Wie die Kühe durchs Dorf getrieben

Auch in der folgenden Podiumsdiskussion mit Granden der österreichischen Industrie betonte sie noch einmal wie wichtig es als Maschinenbauer etwa sei, sich Zeit zu nehmen um eine Entscheidung zu finden. „Wir werden von der IT-Industrie wie die Kühe durchs Dorf getrieben.“ Vielmehr ginge es darum zu filtern. Es gibt hier keinen Unterschied zwischen Familienunternehmen und Aktiengesellschaften. Im Zentrum steht die Vision für das Produkt und Manager oder echte Führungskräfte müssen sich ein Herz fassen und hinterfragen, was die Unternehmensentscheidungen den Kunden und Mitarbeitern bringt. In Aktiengesellschaften stehen Manager im Spannungsfeld aus Finanzmarkt (Algorithmen) und Shareholdervalue. Umso wichtiger sei es hier echte Führungskräfte walten zu lassen.

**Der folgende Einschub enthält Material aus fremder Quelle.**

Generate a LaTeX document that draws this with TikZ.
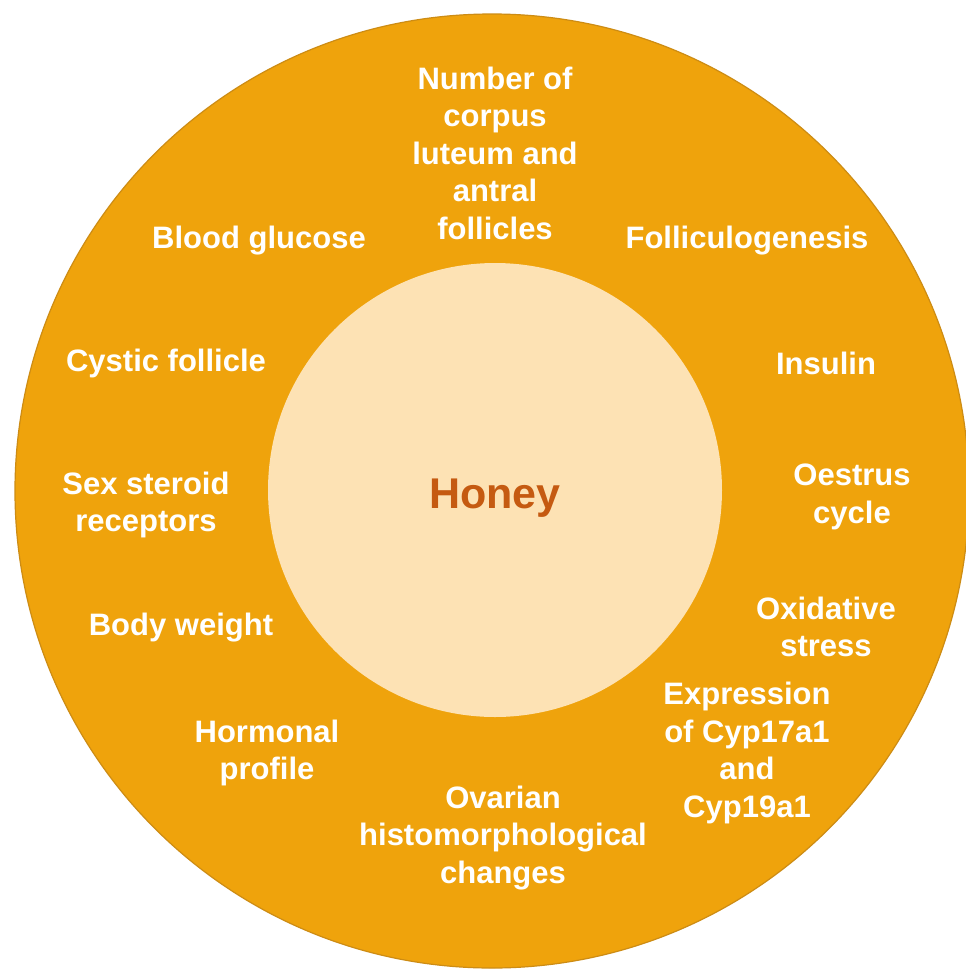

Und genau hier setzt auch Dirk Weiler von Nokia an und betont, dass eine Notwendigkeit besteht sich spezifische Kompetenzen anzueignen. In Zeiten der Digitalisierung bedeutet dies etwa, dass auch Maschinenbauer Telekommunikations-Skills im Haus haben müssen, allein schon um Anforderungen zu definieren und äußern zu können. Standardisierung bedeute aber, dass man dennoch differenzieren um sich vom Mitbewerb abzuheben. Nach Mag. Kopetz von TTTech müsse man auch aus seiner Komfortzone heraustreten, um etwas zu wagen.

Produktionsstandort Österreich

KTM gibt ein klares Bekenntnis zum Produktionsstandort Österreich ab. Als Weltmarktführer in einem nicht wachsenden Segment muss man offen für Innovationen sein. Steigende individuelle Kundenanforderungen – „Das sind die Leute aus der Autoindustrie mittlerweile gewöhnt.“ – und kleinen Losgrößen ist die Flexibilität wichtig. Dipl.-Ing. Plöckinger, Vorstandsmitglied der KTM AG, beschreibt, dass die Veränderungen in der Fabrik bereits voll im Gange sind. So geht man weg von Montagebändern und hin zu fahrerlosen Transportsystemen. Es zählt auch hier die Suche nach dem Nutzen nicht nach dem Shareholder-Value. Aber der Faktor Mensch spielt hier nach wie vor die tragende Rolle.

Der Digitale Zwilling

Der Faktor Mensch, also die hochqualifizierten Mitarbeiter sind auch bei der VOEST das entscheidende Asset. Daten müssen gesammelt und intelligent verknüpft werden. Auf die Frage: “ Wie digital ist Stahl?“ was die Antwort einfach. Man ist sehr offen für Digitalisierung. Die Produktion ist bereits sehr weit digitalisiert. Die VOEST Alpine hat einen Digitalen Zwilling erschaffen, der Nachvollziehbarkeit im Sinne von Produktverbesserungen bietet. Damit ist die VOEST 1. in Österreich, wenn nicht gar in Europa, die diese Möglichkeit erschaffen hat. Das Personal wird selbst herangezogen und zwar werden Mitarbeiter in 54 Lehrwerkstätten selbst ausgebildet um die Unternehmensziele auch im Sinne der Digitalisierung zu erreichen.

Dr. Grün, Director Standards Development, Austrian Standards Institute lud ein auf eine Reise in die Industrie 4.0 und präsentierte den österreichischen Normungskompass der Plattform Industrie 4.0, der die handelnden Unternehmen auf der Reise begleiten möge.